1.5 Errors of perception and interpretation
Image analysis and interpretation is a complex multistep process with anatomical, physiological, neuropsychological and psychoemotional components. Errors are therefore common and interpretation of chest X-rays is notoriously difficult, with false negative rates of 20-30% and false positive rates of 2-5%.
Figure 1.9: Measurements. Chest X-ray showing cardiac size Ⓐ (15.5 cm) and thoracic diameter Ⓑ (34 cm). The cardiothoracic ratio is 15.5:34.0, meaning that the heart size is normal. Incidentally, in this case there has been a left mastectomy and breast implant: the breast border is asymmetrical and the soft tissues overlying the left breast area are of increased density.
The mechanics of vision
The eye is better suited to daytime hunting and identifying predators than to detecting small pulmonary nodules. Only the fovea, which measures 1.5 mm across, contains cones, the receptors used to analyse fine detail. To compensate for this small population of cones, the eye executes rapid jerky movements (saccades) to maximise exposure of the fovea to the scene it is surveying. However, during motion the fovea is blind, acquiring data only at rest. Therefore vision is a non-continuous process with noise and image blur during movement interspersed with high-resolution static vision.
Lesion identification
Identification of lesions relies on the abnormality lying in the field of active search, its physical characteristics and recognition that it is abnormal. Therefore the first step towards reducing misses is to follow a systematic pattern of review (see section 2.4). The size, density, contour and location of a lesion all affect the ability to recognise its presence; a small fatty lesion lying behind the heart will probably be undetected.
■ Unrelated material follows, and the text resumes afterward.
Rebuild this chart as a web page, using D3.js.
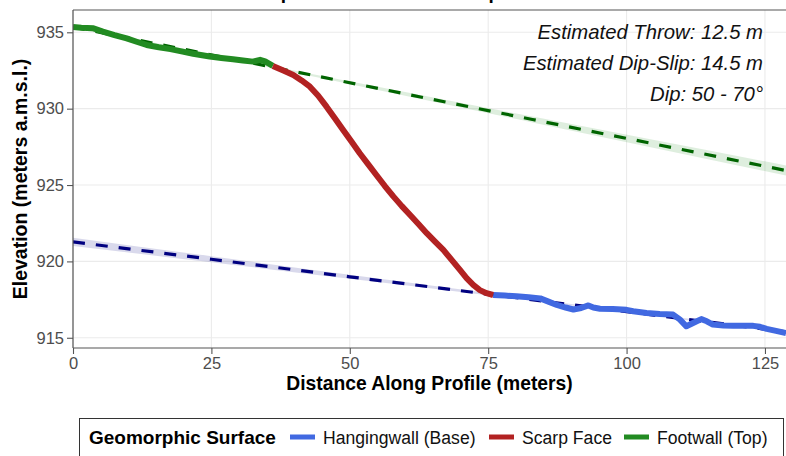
<!DOCTYPE html>
<html><head><meta charset="utf-8">
<script src="https://cdn.jsdelivr.net/npm/d3@7"></script>
<style>body{margin:0;background:#fff}svg{display:block;font-family:"Liberation Sans",Arial,sans-serif}</style>
</head><body><svg id="c" width="786" height="456"></svg>
<script>
const title = "Fault Scarp Profile: Throw and Dip Estimates";
const xTicks = [0, 25, 50, 75, 100, 125];
const yTicks = [915, 920, 925, 930, 935];
const seriesNames = ["Hangingwall (Base)", "Scarp Face", "Footwall (Top)"];
const seriesColors = ["#4169E1", "#B22222", "#228B22"];
const annotations = ["Estimated Throw: 12.5 m", "Estimated Dip-Slip: 14.5 m", "Dip: 50 - 70°"];

const footwall = [[0,935.35],[1.5,935.3],[3.7,935.26],[5.4,935.05],[7.5,934.82],[9.7,934.6],[11.5,934.38],[13.3,934.17],[15.5,934.02],[17.6,933.9],[19.6,933.75],[21.7,933.6],[24.7,933.42],[26.8,933.32],[28.9,933.23],[30.7,933.15],[32.5,933.08],[33.8,933.2],[34.7,933.1],[36.1,932.8]];
const scarp = [[36.1,932.8],[38,932.5],[39.8,932.2],[41.3,931.85],[42.8,931.44],[44.3,930.85],[45.8,930.13],[47.3,929.37],[48.8,928.6],[50.3,927.85],[51.8,927.08],[53.3,926.37],[54.8,925.66],[56.3,924.95],[57.9,924.24],[59.4,923.62],[60.9,923.04],[62.4,922.45],[63.9,921.85],[65.4,921.3],[66.9,920.75],[68.4,920.1],[69.9,919.44],[71.1,918.9],[72.3,918.46],[73.5,918.12],[74.7,917.92],[75.9,917.8]];
const hangingwall = [[75.9,917.8],[78,917.76],[80.1,917.72],[82.3,917.66],[84.4,917.58],[86,917.35],[87.4,917.15],[89,916.98],[90.4,916.85],[91.8,916.95],[93.1,917.12],[94,916.98],[95.2,916.9],[97.5,916.88],[100,916.83],[101.2,916.74],[103.6,916.62],[106,916.56],[108.4,916.52],[109.6,916.2],[110.8,915.75],[112.2,916.0],[113.5,916.22],[114.5,916.08],[115.6,915.86],[117.5,915.8],[119.3,915.78],[122.9,915.78],[124.1,915.72],[125.3,915.58],[127,915.45],[128.8,915.3]];

// fitted trend lines (x, fit, half-width of confidence band)
const footFitX = [0, 10, 20, 36, 60, 83, 105, 128.8];
const footFitY = [935.35, 934.62, 933.89, 932.72, 930.97, 929.29, 927.69, 925.95];
const footFitSE = [0.08, 0.05, 0.04, 0.06, 0.12, 0.19, 0.26, 0.33];
const hangFitX = [0, 25, 50, 76, 100, 128.8];
const hangFitY = [921.28, 920.14, 918.99, 917.81, 916.71, 915.39];
const hangFitSE = [0.27, 0.2, 0.13, 0.07, 0.05, 0.08];

const svg = d3.select("#c");
const L = 73, R = 786, T = 10, B = 348;
const x = d3.scaleLinear().domain([0, 128.8]).range([L, R]);
const y = d3.scaleLinear().domain([914.33, 936.46]).range([B, T]);

svg.append("defs").append("clipPath").attr("id","clip")
  .append("rect").attr("x",L).attr("y",T).attr("width",R-L).attr("height",B-T);

// grid
const g = svg.append("g");
g.selectAll(".gx").data(xTicks).join("line").attr("x1",d=>x(d)).attr("x2",d=>x(d)).attr("y1",T).attr("y2",B).attr("stroke","#ebebeb").attr("stroke-width",1.1);
g.selectAll(".gy").data(yTicks).join("line").attr("x1",L).attr("x2",R).attr("y1",d=>y(d)).attr("y2",d=>y(d)).attr("stroke","#ebebeb").attr("stroke-width",1.1);

const plot = svg.append("g").attr("clip-path","url(#clip)");
function ribbon(xs, ys, se, color){
  const pts = xs.map((v,i)=>[v, ys[i], se[i]]);
  plot.append("path").datum(pts)
    .attr("d", d3.area().x(d=>x(d[0])).y0(d=>y(d[1]-d[2])).y1(d=>y(d[1]+d[2])).curve(d3.curveMonotoneX))
    .attr("fill", color).attr("fill-opacity", 0.15);
}
ribbon(footFitX, footFitY, footFitSE, "#228B22");
ribbon(hangFitX, hangFitY, hangFitSE, "#000080");
function fit(xs, ys, color){
  plot.append("path").datum(xs.map((v,i)=>[v, ys[i]]))
    .attr("d", d3.line().x(d=>x(d[0])).y(d=>y(d[1])))
    .attr("fill","none").attr("stroke",color).attr("stroke-width",3.2).attr("stroke-dasharray","12,11");
}
fit(footFitX, footFitY, "#006400");
fit(hangFitX, hangFitY, "#000080");

const line = d3.line().x(d=>x(d[0])).y(d=>y(d[1]));
[[hangingwall,0],[footwall,2],[scarp,1]].forEach(([data,i])=>{
  plot.append("path").datum(data).attr("d", line).attr("fill","none")
    .attr("stroke", seriesColors[i]).attr("stroke-width",6).attr("stroke-linejoin","round").attr("stroke-linecap","butt");
});

// panel border
svg.append("line").attr("x1",L).attr("x2",R).attr("y1",T).attr("y2",T).attr("stroke","#555").attr("stroke-width",1.2);
svg.append("line").attr("x1",L).attr("x2",L).attr("y1",T).attr("y2",B).attr("stroke","#555").attr("stroke-width",1.2);
svg.append("line").attr("x1",L).attr("x2",R).attr("y1",B).attr("y2",B).attr("stroke","#555").attr("stroke-width",1.2);

// axes
const xa = svg.append("g").attr("transform",`translate(0,${B})`).call(d3.axisBottom(x).tickValues(xTicks).tickSize(6).tickPadding(3).tickFormat(d3.format("d")));
const ya = svg.append("g").attr("transform",`translate(${L},0)`).call(d3.axisLeft(y).tickValues(yTicks).tickSize(6).tickPadding(3).tickFormat(d3.format("d")));
[xa,ya].forEach(a=>{
  a.select(".domain").remove();
  a.selectAll(".tick line").attr("stroke","#555").attr("stroke-width",1.1);
  a.selectAll(".tick text").attr("fill","#4d4d4d").style("font-size","16.5px").style("font-family","'Liberation Sans',Arial,sans-serif");
});

svg.append("text").attr("x",(L+R)/2).attr("y",390).attr("text-anchor","middle").attr("font-weight","bold").attr("font-size","19.3px").text("Distance Along Profile (meters)");
svg.append("text").attr("transform",`translate(27,${(T+B)/2}) rotate(-90)`).attr("text-anchor","middle").attr("font-weight","bold").attr("font-size","19.5px").text("Elevation (meters a.m.s.l.)");
svg.append("text").attr("x",392).attr("y",-1).attr("text-anchor","middle").attr("font-weight","bold").attr("font-size","19px").text(title);

// annotations
svg.selectAll(".ann").data(annotations).join("text").attr("x",763).attr("y",(d,i)=>39+i*31)
  .attr("text-anchor","end").attr("font-style","italic").attr("font-size","20.3px").attr("fill","#111").text(d=>d);

// legend
const lg = svg.append("g");
lg.append("rect").attr("x",79.5).attr("y",418.5).attr("width",704).attr("height",60).attr("fill","#fff").attr("stroke","#333").attr("stroke-width",1);
lg.append("text").attr("x",89).attr("y",444).attr("font-weight","bold").attr("font-size","19px").text("Geomorphic Surface");
const keyX = [290, 489, 624];
seriesNames.forEach((n,i)=>{
  lg.append("line").attr("x1",keyX[i]).attr("x2",keyX[i]+25).attr("y1",437).attr("y2",437).attr("stroke",seriesColors[i]).attr("stroke-width",5);
  lg.append("text").attr("x",keyX[i]+33).attr("y",443.5).attr("font-size","17.6px").attr("fill","#111").text(n);
});
</script></body></html>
Recognition of the abnormal requires familiarity with the normal and comes only with practice. Until you have seen thousands of chest X-rays, it is worth asking a senior colleague or a radiologist for help when you feel unsure.
Cognitive errors
Cognitive errors are essentially human errors and come in many guises. Understanding the nature of these errors will help you to reduce them; some examples follow.
- Satisfaction of search: having spotted an error, you stop looking and miss further potentially more significant findings.
- Availability bias: having recently seen a patient with, or more importantly missed the diagnosis of, a particular disease, you assume that the next patient has the same disease. Conversely, if you have not seen a particular disease for a long time you will not think about it for the current patient.16
- Capture: you get interrupted in the middle of systematically reviewing a patient's chest X-ray and do not complete your analysis; you may thereby miss a pneumothorax.
- Gambler's fallacy: having recently seen several patients with the same problem, you assume that the next patient cannot have the same diagnosis. The same assumption is made by gamblers, who after flipping heads on a coin 10 times in a row falsely assume that the likelihood of heads again is lower than before.
- Anchoring: you form an opinion early in the analytic process and then seek evidence to support your diagnosis, prematurely discarding contrary evidence. The first diagnosis gains its own momentum, making consideration of an alternative diagnosis more difficult.
- Alliterative errors: previous reports or opinions from others, which may be incorrect, influence your thinking, making it more difficult for you to think of other possible diagnoses.
- Overconfidence: the tendency to believe that you know more than you do!